Providing timely topics gives you the chance to help families reinforce your college counseling curriculum with discussions at home that are tailored to individual student needs.  If you don’t use a newsletter, a program like Remind can be used to communicate topics.  Either way, it engages families as families, and that helps college plans

Wednesday, October 7, 2015

Before You Talk to Juniors

By:  Patrick O'Connor Ph.D

Hardly a week has gone by in this young school year without some big announcement that will affect the college plans of this year’s juniors.  In case you’ve been watching the new pictures of Pluto, here’s what school counselors have learned since Labor Day:

  • More details have emerged about the new SAT, which debuts just in time for juniors to take this coming March—but those taking the test won’t get the results for at least six weeks.

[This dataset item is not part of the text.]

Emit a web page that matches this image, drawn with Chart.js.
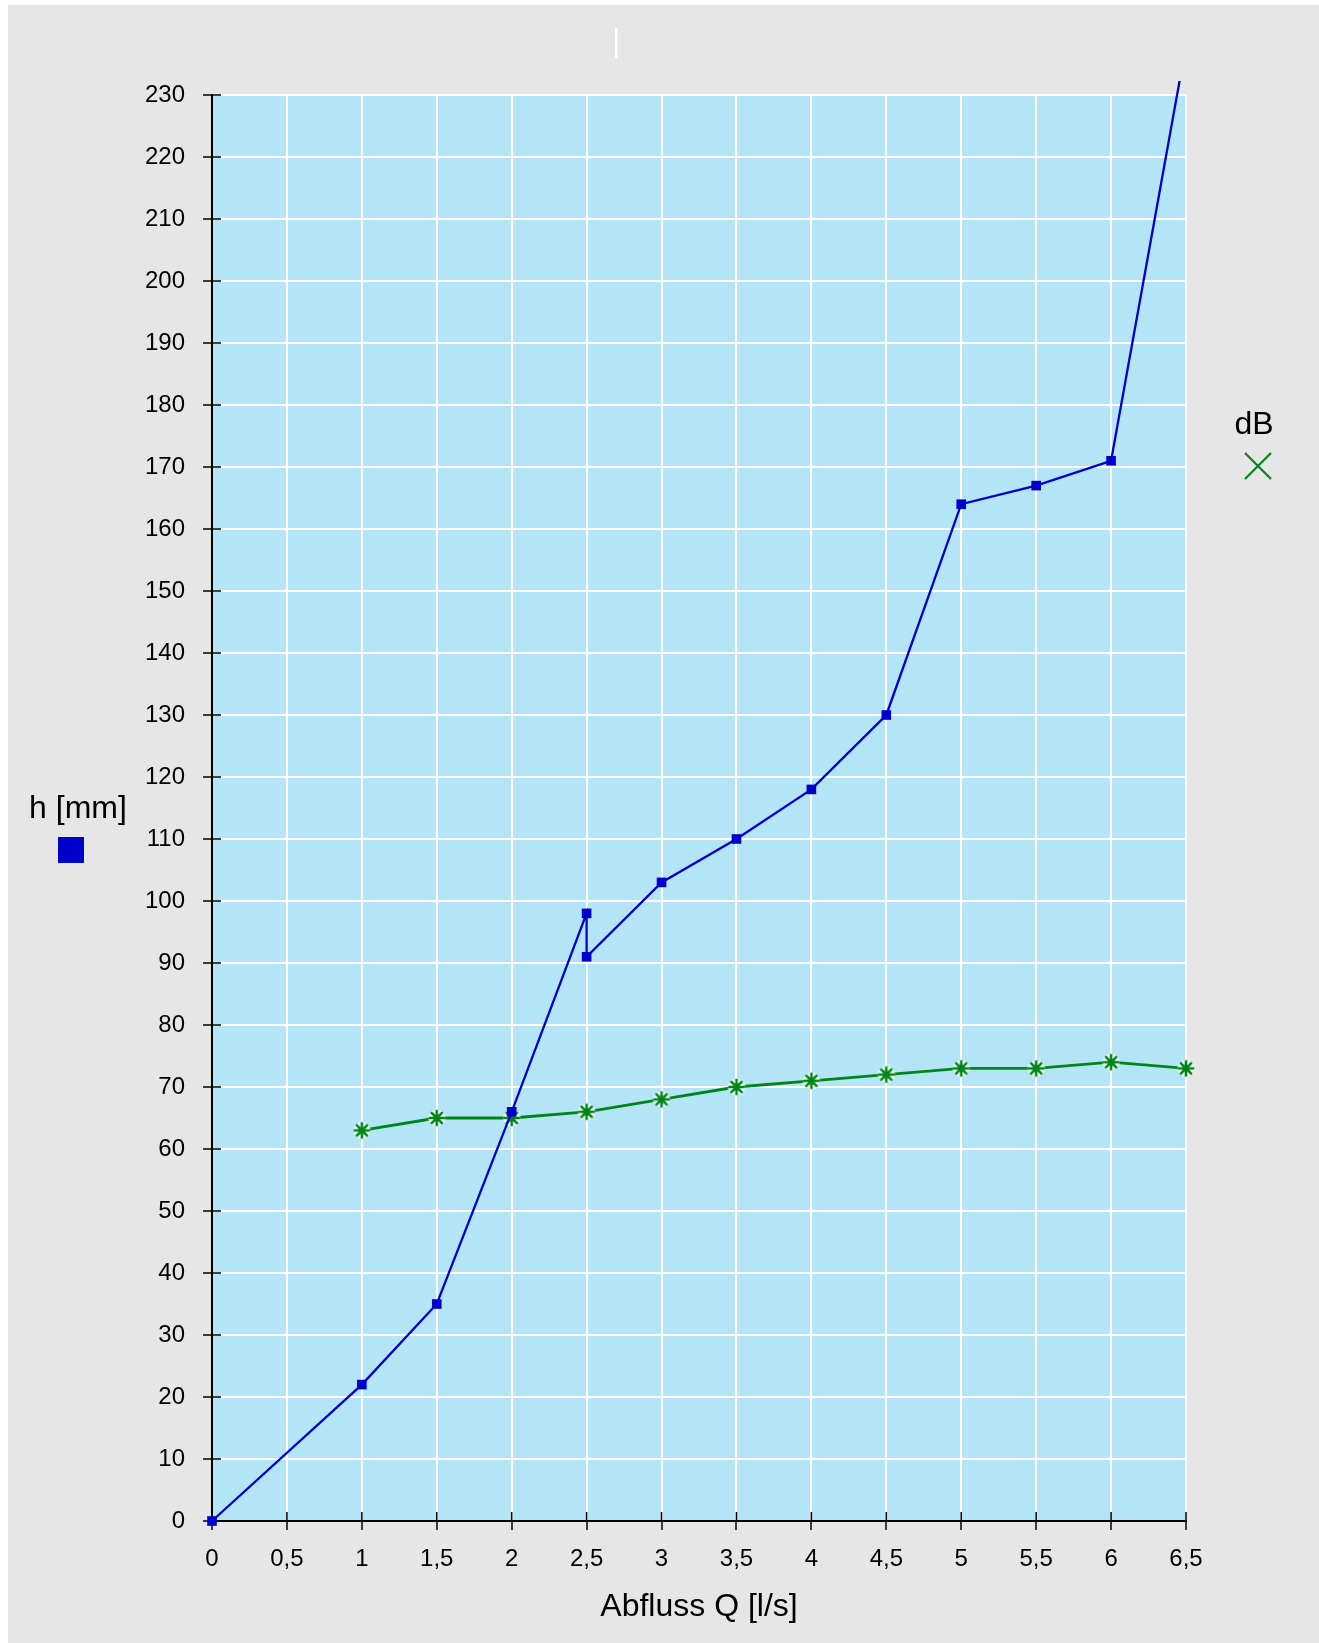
<!DOCTYPE html>
<html><head><meta charset="utf-8">
<script src="https://cdn.jsdelivr.net/npm/chart.js@4/dist/chart.umd.min.js"></script>
<style>html,body{margin:0;padding:0;background:#fff;}canvas{display:block;}</style>
</head><body><canvas id="c" width="1319" height="1643"></canvas>
<script>
// ---- data ----
const hX = [0, 1, 1.5, 2, 2.5, 2.5, 3, 3.5, 4, 4.5, 5, 5.5, 6, 6.5];
const hY = [0, 22, 35, 66, 98, 91, 103, 110, 118, 130, 164, 167, 171, 238];
const dbX = [1, 1.5, 2, 2.5, 3, 3.5, 4, 4.5, 5, 5.5, 6, 6.5];
const dbY = [63, 65, 65, 66, 68, 70, 71, 72, 73, 73, 74, 73];
const xTickLabels = ['0','0,5','1','1,5','2','2,5','3','3,5','4','4,5','5','5,5','6','6,5'];
const yTickLabels = ['0','10','20','30','40','50','60','70','80','90','100','110','120','130','140','150','160','170','180','190','200','210','220','230'];
const xTitle = 'Abfluss Q [l/s]';
const hLabel = 'h [mm]';
const dbLabel = 'dB';

const BLUE = '#0000cc', GREEN = '#00851a', FONT = '"Liberation Sans", Arial, Helvetica, sans-serif';

function makeStar(){
  const c = document.createElement('canvas'); c.width = 24; c.height = 24;
  const g = c.getContext('2d'); const cx = 12, cy = 12, r = 8.3;
  g.lineCap = 'butt';
  function arms(){ g.beginPath(); for (let i = 0; i < 4; i++){ const a = i*Math.PI/4;
    g.moveTo(cx + r*Math.cos(a), cy + r*Math.sin(a)); g.lineTo(cx - r*Math.cos(a), cy - r*Math.sin(a)); } g.stroke(); }
  g.strokeStyle = '#fff'; g.lineWidth = 5.5; arms();
  g.strokeStyle = GREEN; g.lineWidth = 2.6; arms();
  return c;
}

const decor = {
  id: 'decor',
  beforeDraw(chart){
    const {ctx, chartArea: a} = chart;
    ctx.save();
    ctx.fillStyle = '#e6e6e6'; ctx.fillRect(8, 5, chart.width - 8, chart.height - 5);
    ctx.fillStyle = '#b3e5f7'; ctx.fillRect(a.left, a.top, a.right - a.left, a.bottom - a.top);
    ctx.fillStyle = '#ffffff'; ctx.fillRect(615, 28, 2.5, 30);
    ctx.restore();
  },
  beforeDatasetsDraw(chart){
    const {ctx, chartArea: a, scales: {x, y}} = chart;
    ctx.save(); ctx.strokeStyle = '#000'; ctx.lineWidth = 1.5; ctx.beginPath();
    x.ticks.forEach(t => { const px = x.getPixelForValue(t.value); ctx.moveTo(px, a.bottom - 9); ctx.lineTo(px, a.bottom); });
    y.ticks.forEach(t => { const py = y.getPixelForValue(t.value); ctx.moveTo(a.left, py); ctx.lineTo(a.left + 9, py); });
    ctx.stroke(); ctx.restore();
  },
  afterDraw(chart){
    const {ctx} = chart;
    ctx.save();
    ctx.fillStyle = '#000'; ctx.font = '32px ' + FONT; ctx.textAlign = 'center'; ctx.textBaseline = 'alphabetic';
    ctx.fillText(hLabel, 78, 818);
    ctx.fillText(dbLabel, 1254, 434);
    ctx.fillStyle = BLUE; ctx.fillRect(58, 837, 26, 26);
    ctx.strokeStyle = GREEN; ctx.lineWidth = 2.2; ctx.beginPath();
    ctx.moveTo(1245, 453); ctx.lineTo(1271, 479); ctx.moveTo(1271, 453); ctx.lineTo(1245, 479); ctx.stroke();
    ctx.restore();
  }
};

new Chart(document.getElementById('c'), {
  type: 'line',
  data: {
    datasets: [
      { label: hLabel, data: hX.map((v, i) => ({x: v, y: hY[i]})), borderColor: BLUE, backgroundColor: BLUE,
        borderWidth: 2.3, pointStyle: 'rect', pointRadius: 6.8, pointBorderWidth: 0, tension: 0,
        clip: {left: 12, top: 14, right: 12, bottom: 12} },
      { label: dbLabel, data: dbX.map((v, i) => ({x: v, y: dbY[i]})), borderColor: GREEN, backgroundColor: GREEN,
        borderWidth: 2.8, pointStyle: makeStar(), pointRadius: 9, tension: 0,
        clip: {left: 12, top: 14, right: 14, bottom: 12} }
    ]
  },
  options: {
    responsive: false, animation: false, events: [],
    layout: { padding: { top: 95, right: 133, left: 0, bottom: 0 } },
    plugins: { legend: { display: false }, tooltip: { enabled: false }, title: { display: false } },
    scales: {
      x: {
        type: 'linear', min: 0, max: 6.5,
        afterFit: s => { s.height = 122; },
        ticks: { stepSize: 0.5, color: '#000', font: { family: FONT, size: 24 }, padding: 15,
                 callback: (v, i) => xTickLabels[i] },
        grid: { color: '#fff', lineWidth: 2, tickColor: '#000', tickLength: 9, tickWidth: 1.5 },
        border: { display: true, color: '#000', width: 2 },
        title: { display: true, text: xTitle, color: '#000', font: { family: FONT, size: 32 }, padding: { top: 0, bottom: 17 } }
      },
      y: {
        type: 'linear', min: 0, max: 230,
        afterFit: s => { s.width = 212; },
        ticks: { stepSize: 10, color: '#000', font: { family: FONT, size: 24 }, padding: 18,
                 callback: (v, i) => yTickLabels[i] },
        grid: { color: '#fff', lineWidth: 2, tickColor: '#000', tickLength: 9, tickWidth: 1.5 },
        border: { display: true, color: '#000', width: 2 }
      }
    }
  },
  plugins: [decor]
});
</script></body></html>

  • Juniors filing the Free Application for Federal Student Aid will be able to do so in October of their senior year, while this year’s seniors have to wait until January to do so. In addition, juniors will be able to use tax information that’s already been filed with the IRS, making it much easier to apply for federal help for college.

  • A group of colleges that includes some of the most selective US institutions have formed a coalition that will offer its own application for admission next year, a move that will first affect—you guessed it—the juniors.

Even though counselors know better, our first inclination is to look at these changes and scream.  We’re quite certain the new rules, deadlines, and unknowns will shake the college hopes of juniors, who will have to face all of these changes at once, all while making one of the most important decisions of their young lives.

Except the juniors are brand new to this.

Unless something really odd is going on, no junior has ever applied to college before, so any “rules” about applying to college are new to them.  Some of them may have witnessed an older sibling or close friend apply, and developed application strategies based on what those mentors did (or didn’t) do.  But we’ve always had the challenge of bringing younger siblings and their parents into the current world of college admission, and it’s clear next year will be no different.

“But it’s so much change!” you say.  “Surely some of this newness is going to rub off on the students.”

That’s certainly true—later March SAT scores throws off the testing timeline many counselors advocate for students—but that’s a change that will have a much greater impact on the adults who are used to the old rules, not the students who don’t know the old rules.  It’s important to keep this in mind when you communicate with your juniors.  Any news is new news to them, so the tone our message takes is crucial.

This means it’s best not to over-explain. Instead of a detailed description of what the FAFSA changes mean, show them the good:

“Good news!  Starting next year, students will be able to apply for federal financial aid in October, not January- and you can use the information that’s already on file with the IRS.  This is going to make applying for aid much easier.”

This approach keeps the stress off students, letting them feel the greater freedom the FAFSA changes were intended to create.

It’s certainly true that choosing a college will be a big deal to this year’s juniors—but it was going to be a big deal to them even if we were using the same old SAT, FAFSA deadline, and college applications. Choosing a college is important, and it can be life-changing, but it doesn’t have to have a soundtrack by Wagner.  Let the woman in the Viking helmet rest; take a student-centered approach to the changes, and all will be well.

It’s OK for us to freak about what’s new—just not in front of the children.